RomaLa chiamano la generazione Balotelli, quasi un milione di figli di immigrati, arrivati bambini o nati e cresciuti in Italia, dove studiano e lavorano sentendosi italiani ma allo stesso tempo stranieri, integrati ma anche esclusi, accolti ma anche respinti. Giovani che parlano i nostri dialetti e cantano l'inno di Mameli, eppure costretti a 18 anni a fare i conti con la burocrazia, a sentirsi clandestini in patria.

Molti di loro sono famosi e si sono esposti per cambiare la legge sulla cittadinanza. Nel mondo dello sport gli italiani di seconda generazione che hanno patito per ottenere il passaporto sono tantissimi. Il calciatore Mario Balotelli, ormai il simbolo dell'Italia multietnica, è soltanto il più famoso. Arrivato in Italia a due anni e dato in affido a una famiglia bresciana è sempre rimasto legato ai suoi genitori naturali, ghanesi, ed ha ottenuto la cittadinanza soltanto a 18 anni, come richiede la legge in vigore. Un altro che ha sempre gridato ai quattro venti come fosse assurdo nascere italiano e non esserlo per la burocrazia è Stefano Okaka, calciatore anche lui. Nato a Castiglione del Lago da genitori nigeriani, ha parlato italiano fin dal primo giorno seguendo il percorso scolastico dei coetanei. Sempre con il passaporto nigeriano in tasca. Finchè i suoi meriti sportivi hanno dato una bella accelerata alle pratiche per la sua cittadinanza e per quella di sua sorella, campionessa di pallavolo. Yassine Rachik è invece una promessa dell'atletica leggera. In Italia da più di dodici anni e alunno delle scuole statali, fino a pochi mesi fa era ancora cittadino marocchino e seppur avesse collezionato 25 titoli italiani gli erano precluse le gare a livello europeo. La scorsa primavera, grazie ad una petizione, il presidente Mattarella ha firmato per la sua cittadinanza.

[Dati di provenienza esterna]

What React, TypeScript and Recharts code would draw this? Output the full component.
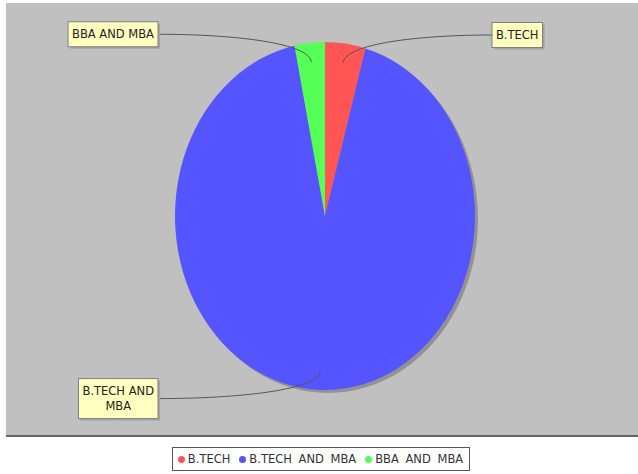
import { PieChart, Pie, Cell, Legend } from "recharts";

const categories = ["B.TECH", "B.TECH AND MBA", "BBA AND MBA"];
const counts = [4, 85, 3];
const colors = ["#ff5555", "#5555ff", "#55ff55"];
const labelLines = [["B.TECH"], ["B.TECH AND", "MBA"], ["BBA AND MBA"]];

const pieData = categories.map((name, i) => ({ name, value: counts[i] }));
const shadowData = [{ name: "shadow", value: 1 }];

// pie geometry (jfreechart draws an ellipse, so the circle gets squashed with css)
const CX = 325;
const CY = 216;
const RX = 150;
const RY = 174;
const SY = RY / RX;

const FONT = "11.5px 'DejaVu Sans', sans-serif";

let ctx: CanvasRenderingContext2D | null = null;
const measure = (s: string) => {
  if (!ctx) ctx = document.createElement("canvas").getContext("2d");
  if (!ctx) return s.length * 7;
  ctx.font = FONT;
  return ctx.measureText(s).width;
};

const renderLabel = (props: any) => {
  const { midAngle, index } = props;
  const rad = (midAngle * Math.PI) / 180;
  const cos = Math.cos(rad);
  const sin = Math.sin(rad);
  const right = cos >= 0;

  const inner = { x: CX + RX * 0.89 * cos, y: CY - RY * 0.89 * sin };
  const bend = { x: CX + RX * 1.0 * cos, y: CY - RY * 1.0 * sin };

  const lines = labelLines[index];
  const w = Math.max(...lines.map(measure)) + 8;
  const h = lines.length * 15 + 10;
  const boxCy = CY - RY * 1.05 * sin;
  const edgeX = right ? CX + 167 : CX - 167;
  const boxX = right ? edgeX : edgeX - w;
  const boxY = boxCy - h / 2;

  const path = `M${inner.x},${inner.y} C${bend.x},${bend.y} ${(bend.x + edgeX) / 2},${boxCy} ${edgeX},${boxCy}`;

  return (
    <g key={`lbl-${index}`}>
      <path d={path} fill="none" stroke="#555" strokeWidth={1} />
      <rect x={boxX + 2} y={boxY + 2} width={w} height={h} fill="#a4a4a4" />
      <rect x={boxX} y={boxY} width={w} height={h} fill="#ffffc0" stroke="#808080" strokeWidth={1} />
      {lines.map((ln, i) => (
        <text
          key={i}
          x={boxX + w / 2}
          y={boxY + 5 + 11 + i * 15}
          textAnchor="middle"
          fontFamily="'DejaVu Sans', sans-serif"
          fontSize={11.5}
          fill="#222"
        >
          {ln}
        </text>
      ))}
    </g>
  );
};

const LegendBox = () => (
  <div style={{ display: "flex", justifyContent: "center" }}>
    <div
      style={{
        display: "flex",
        alignItems: "center",
        border: "1px solid #555",
        background: "#fff",
        height: 22,
        padding: "0 6px 0 5px",
        fontFamily: "'DejaVu Sans', sans-serif",
        fontSize: 11.5,
        color: "#333",
        wordSpacing: 3,
        marginLeft: 4,
      }}
    >
      {categories.map((c, i) => (
        <span key={c} style={{ display: "flex", alignItems: "center", marginRight: i < categories.length - 1 ? 9 : 0 }}>
          <span
            style={{
              width: 7,
              height: 7,
              borderRadius: "50%",
              background: colors[i],
              marginRight: 3,
              display: "inline-block",
            }}
          />
          {c}
        </span>
      ))}
    </div>
  </div>
);

export default function App() {
  return (
    <div style={{ position: "absolute", left: 0, top: 0, width: 638, height: 474, background: "#fff" }}>
      <div
        style={{
          position: "absolute",
          left: 6,
          top: 3,
          width: 632,
          height: 432,
          background: "#c0c0c0",
          borderBottom: "2px solid #666",
        }}
      />
      {/* the pie itself, stretched vertically into an ellipse */}
      <div
        style={{
          position: "absolute",
          left: 0,
          top: 0,
          transform: `scaleY(${SY})`,
          transformOrigin: `${CX}px ${CY}px`,
        }}
      >
        <PieChart width={638} height={474} margin={{ top: 0, right: 0, bottom: 0, left: 0 }}>
          <Pie
            data={shadowData}
            dataKey="value"
            cx={CX + 3}
            cy={CY + 3 / SY}
            outerRadius={RX}
            startAngle={90}
            endAngle={-270}
            fill="#929292"
            stroke="none"
            isAnimationActive={false}
          />
          <Pie
            data={pieData}
            dataKey="value"
            cx={CX}
            cy={CY}
            outerRadius={RX}
            startAngle={90}
            endAngle={-270}
            stroke="none"
            isAnimationActive={false}
          >
            {pieData.map((d, i) => (
              <Cell key={d.name} fill={colors[i]} />
            ))}
          </Pie>
        </PieChart>
      </div>
      {/* labels and legend, unscaled */}
      <div style={{ position: "absolute", left: 0, top: 0 }}>
        <PieChart width={638} height={474} margin={{ top: 0, right: 0, bottom: 0, left: 0 }}>
          <Pie
            data={pieData}
            dataKey="value"
            cx={CX}
            cy={CY}
            outerRadius={RX}
            startAngle={90}
            endAngle={-270}
            fill="none"
            stroke="none"
            label={renderLabel}
            labelLine={false}
            isAnimationActive={false}
          />
          <Legend content={<LegendBox />} wrapperStyle={{ top: 447, left: 0, width: 638 }} />
        </PieChart>
      </div>
    </div>
  );
}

Anche Eusebio Haliti è un atleta che ha patito per diventare italiano e per colpa dei tempi biblici della legge ha perso la possibilità di partecipare alle Olimpiadi di Londra.

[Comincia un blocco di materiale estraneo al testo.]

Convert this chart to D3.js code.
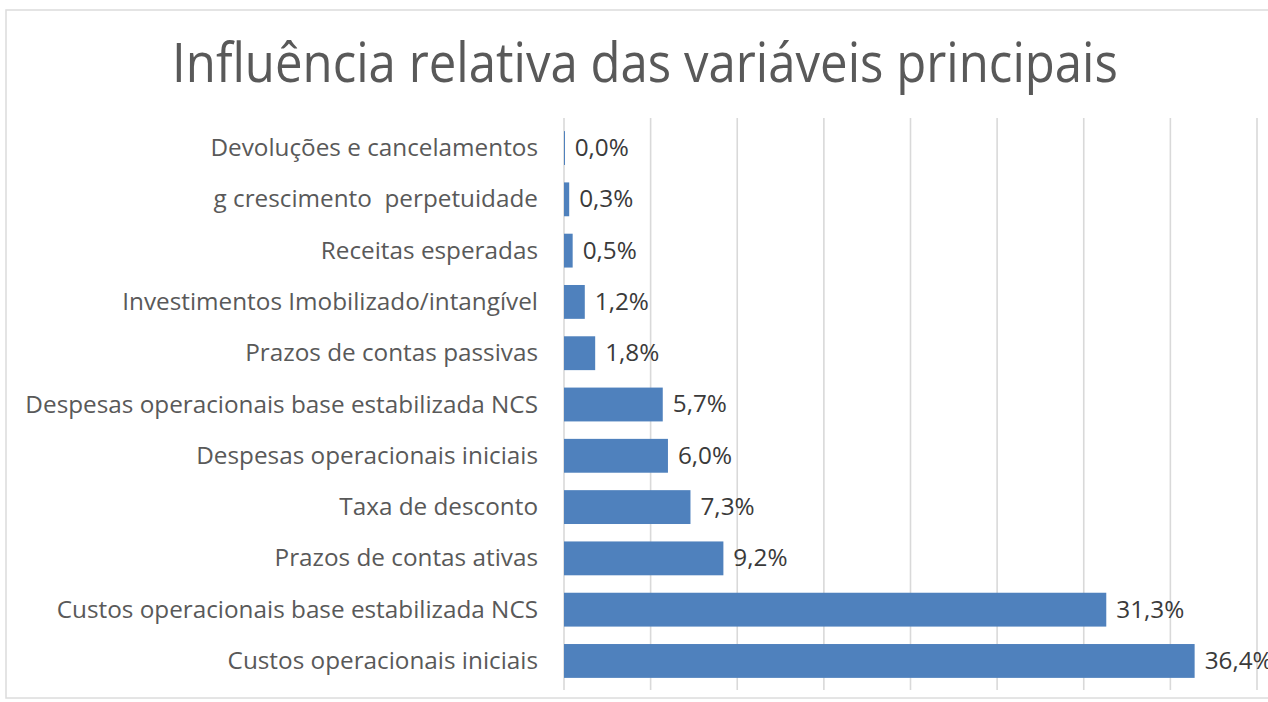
<!DOCTYPE html>
<html lang="pt">
<head>
<meta charset="UTF-8">
<title>Influência relativa das variáveis principais</title>
<script src="https://d3js.org/d3.v7.min.js"></script>
<style>
  body { margin: 0; background: #fff; }
  text { font-family: "Open Sans", "Noto Sans", sans-serif; white-space: pre; }
</style>
</head>
<body>
<div id="chart"></div>
<script>
// data, top to bottom as in the chart
const categories = [
  "Devoluções e cancelamentos",
  "g crescimento  perpetuidade",
  "Receitas esperadas",
  "Investimentos Imobilizado/intangível",
  "Prazos de contas passivas",
  "Despesas operacionais base estabilizada NCS",
  "Despesas operacionais iniciais",
  "Taxa de desconto",
  "Prazos de contas ativas",
  "Custos operacionais base estabilizada NCS",
  "Custos operacionais iniciais"
];
const values = [0.04, 0.3, 0.5, 1.2, 1.8, 5.7, 6.0, 7.3, 9.2, 31.3, 36.4];
const xTicks = [0, 5, 10, 15, 20, 25, 30, 35, 40];
const title = "Influência relativa das variáveis principais";

const W = 1268, H = 702;
const svg = d3.select("#chart").append("svg")
  .attr("width", W).attr("height", H);

// chart frame
svg.append("rect")
  .attr("x", 6).attr("y", 10)
  .attr("width", 1300).attr("height", 688)
  .attr("fill", "#fff")
  .attr("stroke", "#dcdcdc").attr("stroke-width", 1.5);

const x = d3.scaleLinear().domain([0, 40]).range([564, 1257]);
const y = d3.scaleBand().domain(categories)
  .range([122.4, 686.6]).paddingInner(0.34).paddingOuter(0.17);

// gridlines
svg.append("g").selectAll("line").data(xTicks).join("line")
  .attr("x1", d => x(d)).attr("x2", d => x(d))
  .attr("y1", 118).attr("y2", 690)
  .attr("stroke", "#d9d9d9").attr("stroke-width", 1.6);

// bars
const rows = categories.map((c, i) => ({ cat: c, val: values[i] }));
svg.append("g").selectAll("rect").data(rows).join("rect")
  .attr("x", x(0))
  .attr("y", d => y(d.cat))
  .attr("width", d => Math.max(1, x(d.val) - x(0)))
  .attr("height", y.bandwidth())
  .attr("fill", "#4f81bd");

// value labels
const fmt = d => d3.format(".1f")(d).replace(".", ",") + "%";
const valLabels = svg.append("g").selectAll("text").data(rows).join("text")
  .attr("x", d => x(d.val) + 10)
  .attr("y", d => y(d.cat) + y.bandwidth() / 2 + 8)
  .attr("font-size", 23.5)
  .attr("fill", "#3a3a3a")
  .text(d => fmt(d.val));

// category labels (right aligned)
const catLabels = svg.append("g").selectAll("text").data(rows).join("text")
  .attr("text-anchor", "end")
  .attr("font-size", 23.5)
  .attr("fill", "#595959")
  .text(d => d.cat);

// squeeze the text horizontally to fit a Calibri-like width
const longest = d3.max(catLabels.nodes(), n => n.getComputedTextLength());
const sx = 513 / longest;
catLabels.attr("transform", d =>
  `translate(538,${y(d.cat) + y.bandwidth() / 2 + 8}) scale(${sx},1)`);
valLabels.attr("transform", d => {
  const px = x(d.val) + 10;
  return `translate(${px - px * sx},0) scale(${sx},1)`;
});

// title
const t = svg.append("text")
  .attr("text-anchor", "middle")
  .attr("font-size", 54)
  .attr("fill", "#595959")
  .text(title);
const tw = t.node().getComputedTextLength();
t.attr("transform", `translate(645,82) scale(${946 / tw},1)`);
</script>
</body>
</html>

Prima che l'edizione 2014 di Miss Italia aprisse alle ragazze nate in Italia ma senza cittadinanza, l'aspirante miss di origini cingalesi Nayomi Andibuduge aveva scritto all'allora presidente Napolitano per parlare del suo «diritto» mancato alla cittadinanza.

Tra i «nuovi italiani» ci sono anche tanti autori, come la somala Kaha Mohamed Aden o il giovane di origine angolane nato a Busto Arsizio, Antonio Kikele Distefano, che raccontano un modo diverso di essere italiani.